Jamie Malanowski

BUSH ON WATERBOARDING: “DAMN RIGHT!”

In his new memoir Decision Points, former President George W. Bush says that he personally approved the use of waterboarding against 9/11 plotter Khalid Sheik Mohammed, an admission human rights experts say could have legal consequences for him. Bush says that he was asked by the CIA whether it could proceed with waterboarding Mohammed, who was suspected of knowing about pending plots against the United States, and that after getting a thumbs-up from legal advisors, he replied “Damn right.” Bush says “Their interrogations helped break up plots to attack American diplomatic facilities abroad, Heathrow airport and Canary Wharf in London, and multiple targets in the United States.”

Really? The veracity of this latest assertion is under question. The Daily Telegraph reports that Bush’s claim is supported by “by a welter of evidence,” including a confession made by Mohammed to a military tribunal at Guantánamo Bay, where he said he had been in charge of “planning, surveying and financing for the operation to destroy Heathrow Airport, the Canary Wharf Building and Big Ben on British soil.” But the Telegraph quotes others who are more dubious. “I have to say I’m skeptical,” said Daveed Gartenstein Ross, a US terrorism expert. “Having said that, there are just a handful of people who know what was said and in what circumstances, and I’m not one of them”. Kim Howells, a former Labour MP who chaired Britain’s intelligence and security committee, said he doubted that “what we regard as torture actually produced information instrumental in preventing those plots coming to fruition”.

In The Guardian, David Davis, the Conservative former shadow home secretary and a strong advocate for civil liberties and due process, said: “For [Bush] to demonstrate the use of torture saved British lives he has to demonstrate you can’t get information any other way. We know from Iraq that whenever brains rather than brutality was involved, you get better results.” Davis pointed to claims made by one detainee, Ibn Sheikh al-Libi, after he was tortured that there was a link between Saddam Hussein and al-Qaida and that Iraq possessed weapons of mass destruction, both of which have proved not to be true. Adds The Guardian, “Bush also mentioned Abu Zubaydah, waterboarded after his capture in Pakistan in 2002. Zubaydah told his interrogators that al-Qaida had links with Saddam Hussein and that there was a plot to attack Washington with a “dirty bomb”. Both claims are now recognized by the CIA to be false.”

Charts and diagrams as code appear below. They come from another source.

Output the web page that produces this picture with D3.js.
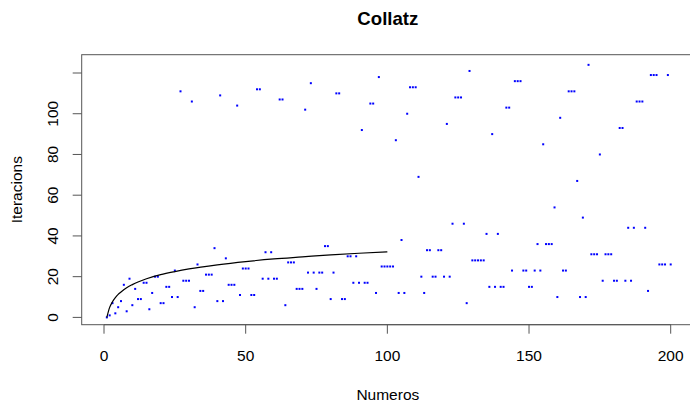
<!DOCTYPE html>
<html>
<head>
<meta charset="utf-8">
<script src="https://cdn.jsdelivr.net/npm/d3@7"></script>
<style>
  body { margin: 0; background: #fff; }
  text { font-family: "Liberation Sans", Arial, sans-serif; fill: #000; }
</style>
</head>
<body>
<div id="chart"></div>
<script>
// Collatz: pasos hasta llegar a 1 para n = 1..200
var iteracions = [
  0,1,7,2,5,8,16,3,19,6,
  14,9,9,17,17,4,12,20,20,7,
  7,15,15,10,23,10,111,18,18,18,
  106,5,26,13,13,21,21,21,34,8,
  109,8,29,16,16,16,104,11,24,24,
  24,11,11,112,112,19,32,19,32,19,
  19,107,107,6,27,27,27,14,14,14,
  102,22,115,22,14,22,22,35,35,9,
  22,110,110,9,9,30,30,17,30,17,
  92,17,17,105,105,12,118,25,25,25,
  25,25,87,12,38,12,100,113,113,113,
  69,20,12,33,33,20,20,33,33,20,
  95,20,46,108,108,108,46,7,121,28,
  28,28,28,28,41,15,90,15,41,15,
  15,103,103,23,116,116,116,23,23,15,
  15,23,36,23,85,36,36,36,54,10,
  98,23,23,111,111,111,67,10,49,10,
  124,31,31,31,80,18,31,31,31,18,
  18,93,93,18,44,18,44,106,106,106,
  44,13,119,119,119,26,26,26,119,26
];
var numeros = d3.range(1, iteracions.length + 1);

// black reference curve
var curvaX = [1, 2, 3, 4, 5, 6, 8, 10, 12, 15, 20, 25, 30, 40, 50, 60, 70, 80, 90, 100];
var curvaY = [0, 4.9, 7.7, 9.7, 11.3, 12.5, 14.6, 16.1, 17.4, 19.0, 21.0, 22.5, 23.8, 25.8, 27.4, 28.7, 29.7, 30.7, 31.5, 32.2];

var xTicks = [0, 50, 100, 150, 200];
var yTicks = [0, 20, 40, 60, 80, 100, 120];
var yLabels = [0, 20, 40, 60, 80, 100];

var svgWidth = 690;
var svgHeight = 405;

var box = { left: 81.7, right: 693, top: 54.7, bottom: 324.7 };

var svg = d3.select("#chart")
  .append("svg")
  .attr("width", svgWidth)
  .attr("height", svgHeight);

var x = d3.scaleLinear().domain([0, 200]).range([104, 670.7]);
var y = d3.scaleLinear().domain([0, 120]).range([317.4, 73.0]);

// points
svg.append("g").selectAll("rect")
  .data(numeros)
  .enter()
  .append("rect")
  .attr("x", function(d) { return x(d) - 1; })
  .attr("y", function(d, i) { return y(iteracions[i]) - 1; })
  .attr("width", 2)
  .attr("height", 2)
  .attr("fill", "#0000ff");

// curve
var linea = d3.line()
  .x(function(d, i) { return x(d); })
  .y(function(d, i) { return y(curvaY[i]); })
  .curve(d3.curveMonotoneX);

svg.append("path")
  .datum(curvaX)
  .attr("d", linea)
  .attr("fill", "none")
  .attr("stroke", "#000")
  .attr("stroke-width", 1.2);

// box
svg.append("rect")
  .attr("x", box.left)
  .attr("y", box.top)
  .attr("width", box.right - box.left)
  .attr("height", box.bottom - box.top)
  .attr("fill", "none")
  .attr("stroke", "#555")
  .attr("stroke-width", 1);

// x axis (R style)
var xAxis = svg.append("g");
xAxis.append("line")
  .attr("x1", x(0)).attr("x2", x(200))
  .attr("y1", box.bottom).attr("y2", box.bottom)
  .attr("stroke", "#555");
xAxis.selectAll(".tick")
  .data(xTicks)
  .enter()
  .append("line")
  .attr("x1", function(d) { return x(d); })
  .attr("x2", function(d) { return x(d); })
  .attr("y1", box.bottom)
  .attr("y2", box.bottom + 9)
  .attr("stroke", "#555");
xAxis.selectAll("text")
  .data(xTicks)
  .enter()
  .append("text")
  .attr("x", function(d) { return x(d); })
  .attr("y", 361)
  .attr("text-anchor", "middle")
  .attr("font-size", 15.5)
  .text(function(d) { return d; });

// y axis
var yAxis = svg.append("g");
yAxis.selectAll("line")
  .data(yTicks)
  .enter()
  .append("line")
  .attr("x1", box.left - 9)
  .attr("x2", box.left)
  .attr("y1", function(d) { return y(d); })
  .attr("y2", function(d) { return y(d); })
  .attr("stroke", "#555");
yAxis.selectAll("text")
  .data(yLabels)
  .enter()
  .append("text")
  .attr("transform", function(d) { return "translate(58," + y(d) + ") rotate(-90)"; })
  .attr("text-anchor", "middle")
  .attr("font-size", 15.5)
  .text(function(d) { return d; });

// titles
svg.append("text")
  .attr("x", (box.left + 690) / 2 + 2)
  .attr("y", 25)
  .attr("text-anchor", "middle")
  .attr("font-size", 18.6)
  .attr("font-weight", "bold")
  .text("Collatz");

svg.append("text")
  .attr("x", (box.left + 690) / 2 + 2)
  .attr("y", 400)
  .attr("text-anchor", "middle")
  .attr("font-size", 15.5)
  .text("Numeros");

svg.append("text")
  .attr("transform", "translate(22," + ((box.top + box.bottom) / 2) + ") rotate(-90)")
  .attr("text-anchor", "middle")
  .attr("font-size", 15.5)
  .text("Iteracions");
</script>
</body>
</html>
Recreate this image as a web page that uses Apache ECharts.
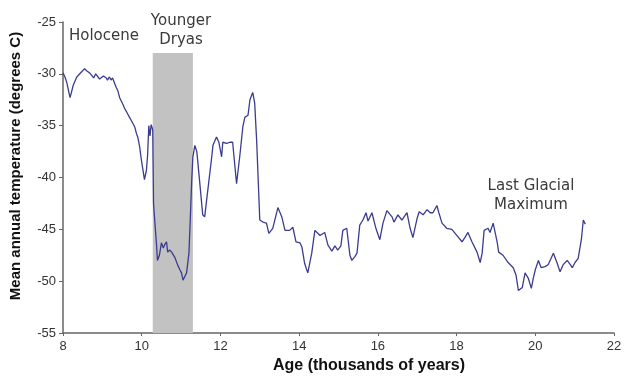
<!DOCTYPE html>
<html>
<head>
<meta charset="utf-8">
<script src="https://cdn.jsdelivr.net/npm/echarts@6/dist/echarts.min.js"></script>
<style>
html,body{margin:0;padding:0;background:#fff;}
#chart{width:626px;height:378px;}
</style>
</head>
<body>
<div id="chart"></div>
<script>
const ages = [8.00,8.05,8.10,8.15,8.18,8.22,8.26,8.35,8.45,8.55,8.60,8.67,8.72,8.78,8.83,8.88,8.93,8.98,9.03,9.06,9.10,9.13,9.18,9.22,9.26,9.31,9.35,9.39,9.44,9.49,9.53,9.56,9.62,9.69,9.75,9.82,9.87,9.90,9.95,9.98,10.02,10.07,10.12,10.15,10.18,10.21,10.24,10.28,10.30,10.33,10.38,10.40,10.45,10.50,10.55,10.58,10.63,10.66,10.71,10.76,10.84,10.92,10.97,11.01,11.05,11.10,11.14,11.20,11.24,11.27,11.30,11.35,11.40,11.47,11.55,11.60,11.68,11.78,11.81,11.90,11.96,12.03,12.06,12.16,12.24,12.31,12.36,12.41,12.49,12.57,12.62,12.70,12.75,12.82,12.87,12.92,12.97,13.00,13.08,13.17,13.23,13.33,13.46,13.56,13.64,13.76,13.84,13.92,14.02,14.07,14.14,14.22,14.32,14.40,14.48,14.53,14.65,14.73,14.83,14.91,14.98,15.06,15.11,15.21,15.29,15.34,15.42,15.47,15.54,15.62,15.70,15.75,15.85,15.95,16.05,16.13,16.23,16.36,16.41,16.51,16.61,16.74,16.82,16.89,17.00,17.05,17.15,17.25,17.33,17.40,17.50,17.55,17.63,17.75,17.88,18.01,18.14,18.21,18.29,18.39,18.52,18.60,18.65,18.70,18.80,18.85,18.93,19.03,19.07,19.18,19.31,19.44,19.51,19.57,19.67,19.74,19.82,19.90,19.95,20.00,20.08,20.15,20.25,20.33,20.46,20.55,20.63,20.71,20.81,20.89,20.94,21.01,21.09,21.17,21.22,21.27];
const temps = [-29.9,-30.3,-30.9,-31.8,-32.3,-32.2,-31.1,-30.3,-29.9,-29.5,-29.7,-29.9,-30.1,-30.4,-30.0,-30.1,-30.5,-30.6,-30.2,-30.1,-30.4,-30.6,-30.3,-30.6,-30.4,-30.9,-31.3,-31.6,-32.3,-32.7,-33.0,-33.3,-33.7,-34.2,-34.6,-35.1,-35.8,-36.1,-37.1,-38.0,-39.0,-40.2,-39.3,-37.8,-35.0,-36.0,-34.9,-35.4,-42.5,-44.1,-46.7,-48.0,-47.5,-46.3,-46.8,-46.5,-46.2,-47.2,-47.0,-47.2,-47.7,-48.5,-48.9,-49.2,-49.9,-49.5,-49.2,-47.3,-43.4,-40.3,-38.0,-36.9,-37.5,-40.3,-43.6,-43.8,-41.2,-38.0,-36.9,-36.1,-36.6,-38.0,-36.6,-36.7,-36.6,-36.6,-38.6,-40.6,-38.0,-35.1,-34.2,-34.0,-32.5,-31.8,-32.8,-36.4,-41.2,-44.1,-44.3,-44.4,-45.4,-44.9,-42.9,-43.8,-45.1,-45.1,-44.8,-46.2,-46.3,-46.7,-48.3,-49.2,-47.3,-45.1,-45.4,-45.6,-45.3,-46.5,-47.1,-46.6,-47.0,-46.6,-45.1,-44.9,-47.5,-48.0,-47.6,-47.3,-44.6,-44.1,-43.4,-44.2,-43.4,-44.9,-46.0,-44.4,-43.2,-43.8,-44.3,-43.6,-44.1,-43.4,-44.9,-45.8,-43.9,-43.3,-43.6,-43.1,-43.4,-43.4,-42.7,-43.4,-44.4,-44.9,-45.0,-45.6,-46.2,-45.8,-45.3,-46.2,-47.2,-48.2,-47.3,-45.1,-44.9,-45.3,-44.4,-46.2,-47.2,-47.5,-48.2,-48.7,-49.4,-50.9,-50.6,-49.2,-49.7,-50.7,-49.7,-48.9,-48.0,-48.7,-48.6,-48.4,-47.3,-48.2,-49.1,-48.4,-48.0,-48.4,-48.7,-48.2,-47.8,-46.0,-44.1,-44.5];
const youngerDryas = [10.28, 11.30];
const shadeTop = -28;
const xTicks = [8, 10, 12, 14, 16, 18, 20, 22];
const yTicks = [-55, -50, -45, -40, -35, -30, -25];

const chart = echarts.init(document.getElementById('chart'), null, {renderer: 'canvas'});
const pts = ages.map((a, i) => [a, temps[i]]);
chart.setOption({
  animation: false,
  backgroundColor: '#fff',
  grid: {left: 63, right: 12, top: 22, bottom: 45, containLabel: false},
  xAxis: {
    type: 'value', min: xTicks[0], max: xTicks[xTicks.length - 1], interval: 2,
    axisLine: {show: true, lineStyle: {color: '#666', width: 1.5}},
    axisTick: {show: true, length: 3, inside: false, lineStyle: {color: '#666'}},
    axisLabel: {color: '#333', fontFamily: 'Liberation Sans', fontSize: 13, margin: 7},
    splitLine: {show: false}
  },
  yAxis: {
    type: 'value', min: yTicks[0], max: yTicks[yTicks.length - 1], interval: 5,
    axisLine: {show: true, lineStyle: {color: '#666', width: 1.5}},
    axisTick: {show: true, length: 4, lineStyle: {color: '#666'}},
    axisLabel: {color: '#333', fontFamily: 'Liberation Sans', fontSize: 13, margin: 7},
    splitLine: {show: false}
  },
  series: [{
    type: 'line',
    data: pts,
    showSymbol: false,
    smooth: false,
    lineStyle: {color: '#3b3b8f', width: 1.3},
    z: 3,
    markArea: {
      silent: true,
      itemStyle: {color: '#c2c2c2'},
      data: [[{xAxis: youngerDryas[0], yAxis: shadeTop}, {xAxis: youngerDryas[1], yAxis: yTicks[0]}]]
    }
  }],
  graphic: [
    {type: 'text', x: 69, y: 36, style: {text: 'Holocene', font: '15px "DejaVu Sans"', fill: '#3a3a3a', verticalAlign: 'middle'}},
    {type: 'text', x: 181, y: 12, style: {text: 'Younger\nDryas', font: '15px "DejaVu Sans"', fill: '#3a3a3a', align: 'center', lineHeight: 19}},
    {type: 'text', x: 531, y: 177, style: {text: 'Last Glacial\nMaximum', font: '15px "DejaVu Sans"', fill: '#3a3a3a', align: 'center', lineHeight: 19}},
    {type: 'text', x: 369, y: 366, style: {text: 'Age (thousands of years)', font: 'bold 16px "Liberation Sans"', fill: '#111', align: 'center', verticalAlign: 'middle'}},
    {type: 'text', x: 16, y: 166, rotation: Math.PI / 2, style: {text: 'Mean annual temperature (degrees C)', font: 'bold 15px "Liberation Sans"', fill: '#111', align: 'center', verticalAlign: 'middle'}}
  ]
});
</script>
</body>
</html>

There is another question beyond the issue of results: has Bush opened himself to criminal charges? Says The Independent, “A British court, however, would regard waterboarding as torture and illegal. It contravenes Article 3 of the European Convention on Human Rights and Downing Street stated yesterday that it came under the British Government’s definition of torture.” Quoted in The Guardian, human rights lawyer Geoffrey Robertson QC said that, by confessing to ordering torture, Bush risks prosecution. “George W Bush has confessed to ordering waterboarding, which in the view of almost all experts clearly passes the severe pain threshold in the definition of torture in international law.” The former president is lucky his preternatural incuriosity is unlikely to take him very often across Texas state lines.